Quien más quien menos hacía tiempo que había sufrido algún episodio de cambio radical en sus vidas en un minuto, en un segundo. Pero aquella transformación vivida socialmente al unísono había sido pavorosa, aleccionadora, transformadora. De nuevo, la emoción.

Menos de una semana antes me había hecho un gran trasquilón en el pelo, de difícil solución, por cierto, para participar en un vídeo viralizado por MAGAS IN de EL ESPAÑOL. Como miles de mujeres en el mundo, denunciábamos la falta de libertad de las iraníes, especialmente en solidaridad con ellas tras el asesinato de Masha Amini, detenida por llevar mal colocado el velo. Volvería a hacerlo. Más emociones.

Fue entonces, menos de una semana después cuando aparecieron aquellas imágenes de refugiados junto al río Evros, insultados, con sus cuerpos y sus almas desprovistos no solo de derechos, sino incluso de ropa, vejados, desnudos, aún más abandonados a su suerte que de costumbre. Entre griegos y turcos andaba la pelota de la responsabilidad rebotando, ignominiosa, lúgubre, sin vergüenza.

Esperaba escuchar la palabra perdón por parte de algún mandatario. Pero no llegaba ni ha llegado cuando escribo estas líneas. Como si la emoción hubiera hecho mutis por el foro de este drama generalizado que estamos viviendo sin necesidad de subir un telón permanentemente abierto.

Fue entonces, también, el mismo día, menos de una semana después, cuando escuché repetida, machaconamente la palabra emoción, precisamente referida a un actor, pero devenido político, Zelensky. Fue durante la presentación del libro Método Zelensky.

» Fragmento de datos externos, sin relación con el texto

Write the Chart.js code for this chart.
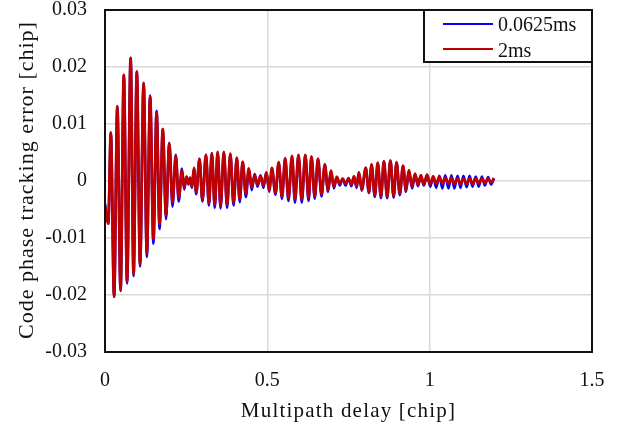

Cómo liderar desde la emoción, escrito por el periodista Julián Reyes, organizada para alumnos de CIS University por su presidenta, mi querida María Díaz de la Cebosa.

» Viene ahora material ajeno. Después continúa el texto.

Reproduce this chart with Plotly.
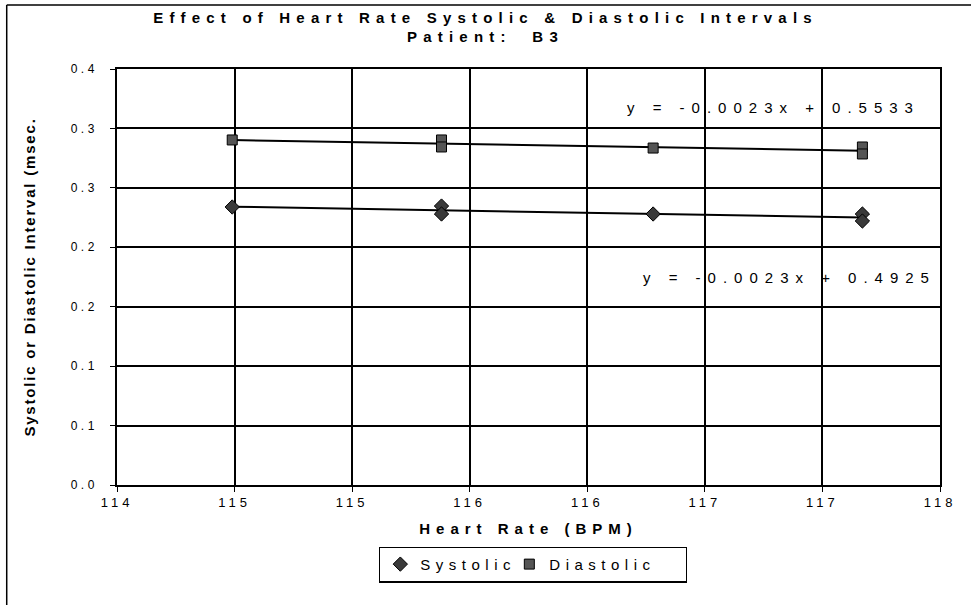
import numpy as np
import plotly.graph_objects as go

# ---- data ----
sys_hr = [114.49, 115.38, 115.38, 116.28, 117.17, 117.17]
sys_int = [0.2339, 0.2347, 0.2280, 0.2280, 0.2280, 0.2221]
dia_hr = [114.49, 115.38, 115.38, 116.28, 117.17, 117.17]
dia_int = [0.2903, 0.2903, 0.2844, 0.2835, 0.2844, 0.2785]

x_tickvals = [114, 114.5, 115, 115.5, 116, 116.5, 117, 117.5]
x_ticktext = ["114", "115", "115", "116", "116", "117", "117", "118"]
y_tickvals = [0, 0.05, 0.10, 0.15, 0.20, 0.25, 0.30, 0.35]
y_ticktext = ["0.0", "0.1", "0.1", "0.2", "0.2", "0.3", "0.3", "0.4"]

eq_dia = "y = -0.0023x + 0.5533"
eq_sys = "y = -0.0023x + 0.4925"
title_text = "Effect of Heart Rate Systolic & Diastolic Intervals<br>Patient:  B3"

FONT = "Liberation Sans, Arial, sans-serif"


def trend(xs, ys):
    m, b = np.polyfit(xs, ys, 1)
    xx = np.array([min(xs), max(xs)])
    return xx, m * xx + b


fig = go.Figure()

tx, ty = trend(sys_hr, sys_int)
fig.add_trace(go.Scatter(x=tx, y=ty, mode="lines", line=dict(color="black", width=2),
                         showlegend=False, hoverinfo="skip"))
tx, ty = trend(dia_hr, dia_int)
fig.add_trace(go.Scatter(x=tx, y=ty, mode="lines", line=dict(color="black", width=2),
                         showlegend=False, hoverinfo="skip"))

fig.add_trace(go.Scatter(x=sys_hr, y=sys_int, mode="markers", name="Systolic",
                         marker=dict(symbol="diamond", size=11, color="#3a3a3a",
                                     line=dict(color="black", width=1)),
                         legendwidth=84))
fig.add_trace(go.Scatter(x=dia_hr, y=dia_int, mode="markers", name="Diastolic",
                         marker=dict(symbol="square", size=10, color="#555555",
                                     line=dict(color="black", width=1)),
                         legendwidth=131))

axis_common = dict(showline=True, linecolor="black", linewidth=1.5, mirror=True,
                   showgrid=True, gridcolor="black", gridwidth=1.5, zeroline=False,
                   ticks="outside", ticklen=5, tickcolor="black", tickwidth=1.3)

fig.update_xaxes(range=[114, 117.5], tickmode="array", tickvals=x_tickvals, ticktext=x_ticktext,
                 tickfont=dict(family=FONT, size=13, color="black"),
                 title=dict(text="Heart Rate (BPM)", font=dict(family=FONT, size=15, color="black",
                                                               weight="bold"), standoff=14),
                 **axis_common)
fig.update_yaxes(range=[0, 0.35], tickmode="array", tickvals=y_tickvals, ticktext=y_ticktext,
                 tickfont=dict(family=FONT, size=12, color="black"), ticklabelstandoff=10,
                 title=dict(text="Systolic or Diastolic Interval (msec.",
                            font=dict(family=FONT, size=15, color="black", weight="bold"),
                            standoff=42),
                 **axis_common)

fig.add_annotation(x=0.617, y=0.9327, xref="paper", yref="paper", text=eq_dia, showarrow=False,
                   xanchor="left", align="left",
                   font=dict(family=FONT, size=15, color="black"))
fig.add_annotation(x=0.637, y=0.4976, xref="paper", yref="paper", text=eq_sys, showarrow=False,
                   xanchor="left", align="left",
                   font=dict(family=FONT, size=15, color="black"))

# outer chart frame (top and left edges visible in the reference)
fig.add_shape(type="line", xref="paper", yref="paper", x0=-0.134, x1=1.1, y0=1.154, y1=1.154,
              line=dict(color="black", width=1.5))
fig.add_shape(type="line", xref="paper", yref="paper", x0=-0.134, x1=-0.134, y0=1.154, y1=-0.35,
              line=dict(color="black", width=1.5))

fig.update_layout(
    width=971, height=605,
    margin=dict(l=117, r=31, t=69, b=120),
    paper_bgcolor="white", plot_bgcolor="white",
    title=dict(text=title_text, x=0.5, xanchor="center", xref="container",
               y=0.962, yanchor="top",
               font=dict(family=FONT, size=15, color="black", weight="bold")),
    legend=dict(orientation="h", x=0.5055, xanchor="center", y=-0.148, yanchor="top",
                bordercolor="black", borderwidth=1.3, bgcolor="white",
                font=dict(family=FONT, size=15, color="black"), itemwidth=30),
    showlegend=True,
)

post = """
var s = document.createElement('style');
s.textContent = '.gtitle{letter-spacing:6.2px}' +
  '.xtitle{letter-spacing:6px}' +
  '.ytitle{letter-spacing:1.8px}' +
  '.xtick text{letter-spacing:4px}' +
  '.ytick text{letter-spacing:3.5px}' +
  '.annotation-text{letter-spacing:7px}' +
  '.legendtext{letter-spacing:5.5px}';
document.head.appendChild(s);
"""
fig.write_html("out.html", post_script=post)
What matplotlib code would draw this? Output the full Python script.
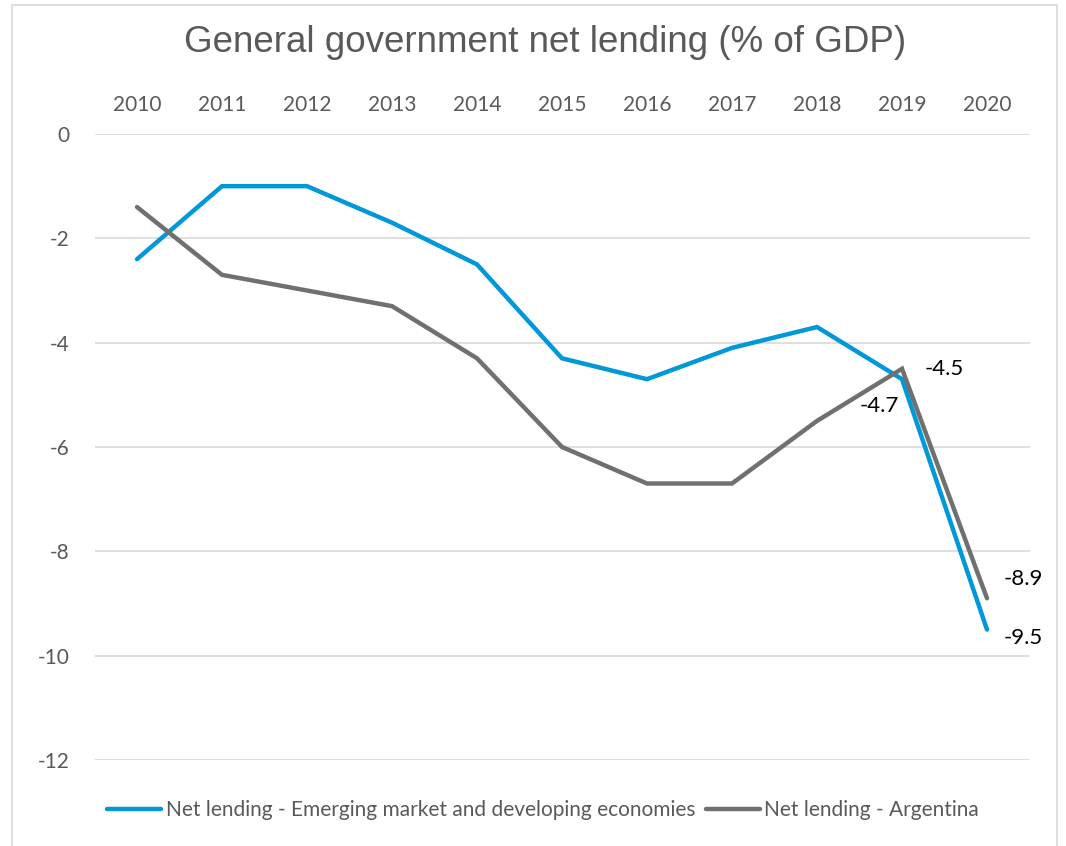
import matplotlib
matplotlib.use("Agg")
import matplotlib.pyplot as plt
from matplotlib.patches import Rectangle

years = ["2010", "2011", "2012", "2013", "2014", "2015", "2016", "2017", "2018", "2019", "2020"]
emde = [-2.4, -1.0, -1.0, -1.7, -2.5, -4.3, -4.7, -4.1, -3.7, -4.7, -9.5]
argentina = [-1.4, -2.7, -3.0, -3.3, -4.3, -6.0, -6.7, -6.7, -5.5, -4.5, -8.9]
y_ticks = [0, -2, -4, -6, -8, -10, -12]
series_names = ["Net lending - Emerging market and developing economies",
                "Net lending - Argentina"]

BLUE = "#0098D8"
GREY = "#707070"
TEXT = "#595959"
GRID = "#D9D9D9"

plt.rcParams['font.family'] = ['Lato', 'DejaVu Sans']

fig = plt.figure(figsize=(10.66, 8.46), dpi=100)
fig.patches.append(Rectangle((12 / 1066, -0.01), 1045 / 1066, (846 - 5) / 846 + 0.01,
                             transform=fig.transFigure, fill=False,
                             edgecolor=GRID, linewidth=1.2))

ax = fig.add_axes([94.5 / 1066, 86 / 846, 935 / 1066, 626 / 846])
x = list(range(len(years)))
l1, = ax.plot(x, emde, color=BLUE, linewidth=3.2, solid_capstyle='round',
              solid_joinstyle='miter', label=series_names[0], zorder=3)
l2, = ax.plot(x, argentina, color=GREY, linewidth=3.2, solid_capstyle='round',
              solid_joinstyle='miter', label=series_names[1], zorder=3)

ax.set_xlim(-0.5, len(years) - 0.5)
ax.set_ylim(-12, 0)
ax.set_yticks(y_ticks)
ax.set_yticklabels([str(v) for v in y_ticks])
ax.set_xticks(x)
ax.set_xticklabels(years)
ax.xaxis.tick_top()
ax.tick_params(axis='both', length=0, labelsize=15, labelcolor=TEXT)
ax.tick_params(axis='x', pad=14)
ax.tick_params(axis='y', pad=18)
ax.grid(axis='y', color=GRID, linewidth=1.2)
ax.set_axisbelow(True)
for s in ax.spines.values():
    s.set_visible(False)

# value labels for the last two years
lab_kw = dict(fontsize=16, color="black")
ax.annotate(f"{emde[9]}", (9, emde[9]), xytext=(-2, -19), textcoords='offset points',
            ha='right', va='center', **lab_kw)
ax.annotate(f"{argentina[9]}", (9, argentina[9]), xytext=(16, 0), textcoords='offset points',
            ha='left', va='center', **lab_kw)
ax.annotate(f"{argentina[10]}", (10, argentina[10]), xytext=(12, 14), textcoords='offset points',
            ha='left', va='center', **lab_kw)
ax.annotate(f"{emde[10]}", (10, emde[10]), xytext=(12, -6), textcoords='offset points',
            ha='left', va='center', **lab_kw)

fig.text(545 / 1066, 1 - 42 / 846, "General government net lending (% of GDP)",
         ha='center', va='center', fontsize=26.5, color=TEXT, family='Liberation Sans')

fig.legend(handles=[l1, l2], loc='center', bbox_to_anchor=(543 / 1066, 1 - 810 / 846),
           ncol=2, frameon=False, fontsize=15, labelcolor=TEXT,
           handlelength=2.6, handletextpad=0.2, columnspacing=0.5)

fig.savefig("out.png", dpi=100)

El autor explicó algo que ya sospechábamos quienes le escuchábamos: las altas capacidades del presidente para conectar no ya con su maltratado pueblo ucranio, con sus conciudadanos, con sus votantes, sino con el mundo en general son fruto de su método de trabajar las conexiones liberadas por la emoción.

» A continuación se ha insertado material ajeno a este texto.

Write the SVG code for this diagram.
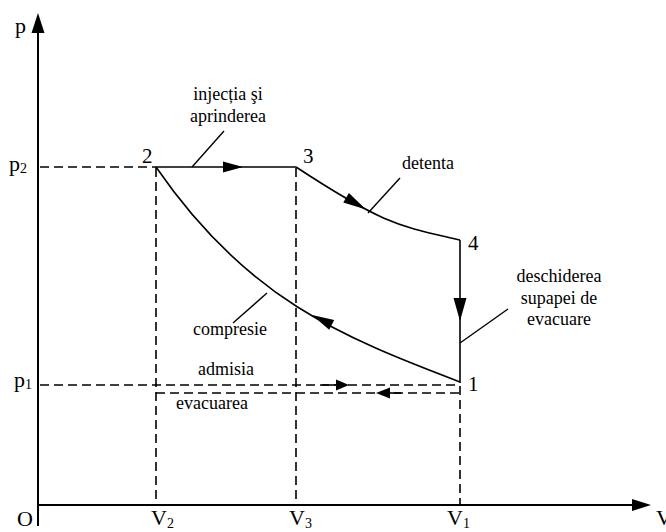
<svg xmlns="http://www.w3.org/2000/svg" width="666" height="532" viewBox="0 0 666 532">
<style>
.ax{stroke:#000;stroke-width:2;fill:none}
.ln{stroke:#000;stroke-width:1.6;fill:none}
.ds{stroke:#000;stroke-width:1.6;fill:none;stroke-dasharray:9 5}
.ld{stroke:#000;stroke-width:1.4;fill:none}
.ah{fill:#000;stroke:none}
text{font-family:"Liberation Serif","Times New Roman",serif;fill:#000}
.lb{font-size:18px;text-anchor:middle}
.pt{font-size:21px}
.al{font-size:22px}
.sb{font-size:14px}
</style>
<rect width="666" height="532" fill="#fff"/>
<g id="axes">
<line class="ax" x1="38" y1="526" x2="38" y2="30"/>
<polygon class="ah" points="38,13 31.5,33 44.5,33"/>
<line class="ax" x1="38" y1="505" x2="634" y2="505"/>
<polygon class="ah" points="651,505 632,499 632,511"/>
<text class="al" x="15" y="33">p</text>
<text class="al" x="17" y="526">O</text>
<text class="al" x="9" y="171">p<tspan class="sb" dy="2">2</tspan></text>
<text class="al" x="14" y="387">p<tspan class="sb" dy="2">1</tspan></text>
<text class="al" x="151" y="525">V<tspan class="sb" dy="3">2</tspan></text>
<text class="al" x="289" y="525">V<tspan class="sb" dy="3">3</tspan></text>
<text class="al" x="447" y="525">V<tspan class="sb" dy="3">1</tspan></text>
<text class="al" x="656" y="525">V</text>
</g>
<g id="guides">
<line class="ds" x1="40" y1="167" x2="156" y2="167"/>
<line class="ds" x1="156" y1="168" x2="156" y2="505"/>
<line class="ds" x1="296" y1="168" x2="296" y2="505"/>
<line class="ds" x1="460" y1="386" x2="460" y2="505"/>
</g>
<g id="connectors">
<g id="inj">
<line class="ln" x1="156" y1="167" x2="296" y2="167"/>
<polygon class="ah" points="243,167 223,161.5 223,172.5"/>
</g>
<g id="det">
<path class="ln" d="M296,167 C386,226 400,226 460,240"/>
<polygon class="ah" points="366,209.5 348.9,193 343.3,202.4"/>
</g>
<g id="desch">
<line class="ln" x1="460" y1="240" x2="460" y2="383"/>
<polygon class="ah" points="460,321 453.5,298 466.5,298"/>
</g>
<g id="comp">
<path class="ln" d="M460,382 C340,336.4 246,298 156,167"/>
<polygon class="ah" points="312,315 334.2,319.9 329.2,329.7"/>
</g>
<g id="adm">
<line class="ds" x1="40" y1="385" x2="460" y2="385"/>
<line class="ln" x1="322" y1="385" x2="337" y2="385"/>
<polygon class="ah" points="349,385 336,379.5 336,390.5"/>
</g>
<g id="evac">
<line class="ds" x1="156" y1="393" x2="460" y2="393"/>
<line class="ln" x1="389" y1="393" x2="401" y2="393"/>
<polygon class="ah" points="376,393 390,387.5 390,398.5"/>
</g>
</g>
<g id="leaders">
<line class="ld" x1="192" y1="167" x2="224" y2="131"/>
<line class="ld" x1="368" y1="213" x2="400" y2="178"/>
<line class="ld" x1="460" y1="343" x2="508" y2="309"/>
<line class="ld" x1="267" y1="293" x2="233" y2="323"/>
</g>
<g id="n2"><text class="pt" x="142" y="163">2</text></g>
<g id="n3"><text class="pt" x="303" y="163">3</text></g>
<g id="n4"><text class="pt" x="468" y="250">4</text></g>
<g id="n1"><text class="pt" x="468" y="391">1</text></g>
<g id="labels" font-family="Liberation Serif, Times New Roman, serif">
<text class="lb" x="228" y="100">injecția şi</text>
<text class="lb" x="228" y="122">aprinderea</text>
<text class="lb" x="428" y="169">detenta</text>
<text class="lb" x="559" y="282">deschiderea</text>
<text class="lb" x="559" y="304">supapei de</text>
<text class="lb" x="559" y="325">evacuare</text>
<text class="lb" x="230" y="335">compresie</text>
<text class="lb" x="226" y="375">admisia</text>
<text class="lb" x="212" y="409">evacuarea</text>
</g>
</svg>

Nos recordó algo que seguramente sabíamos muchos de los presentes, y es que antes de que la razón actúe la emoción decide. Nos contó la importancia de encontrar las palabras adecuadas para impactar en el otro, por cierto, menos de 24 horas después de que quien esto escribe tuviera una sesión de coaching en esa misma dirección.

Fue esclarecedor ver de nuevo el vídeo gracias al que probablemente cambió la suerte del liderazgo del presidente ucranio, cuando se rumoreó que había abandonado el país y él mismo y su equipo de Gobierno se comunicaron por redes sociales con el mundo, en una reacción ejemplarizante.

Estaba donde había que estar y con quien debía estar. Más allá del banal uso del concepto y la palabra follower, lo cierto es que Zelensky había logrado en menos de un mes ser el segundo líder más seguido en Instagram, con 16,8 millones de seguidores cuando escribo este artículo.

Su método sirve para demostrar la diferencia entre la autoridad y la autoritas, generada esta gracias a la ejemplaridad, a la credibilidad, a las acciones. Y ello es importante en cualquier estadio de la vida, de las relaciones familiares, de amistad o laborales.

Su método sirve para dirigirlo a la comunicación, como es su caso, para tocar con la emoción y la empatía siempre a las audiencias —léase personas— buscando su implicación y motivación, una comunicación que Reyes califica “de luz”. Una luz que desearía útil para poner fin a la guerra. Una luz que vi en una frase del propio Zelensky: “Ser el líder del mundo hoy es ser el líder de La Paz”.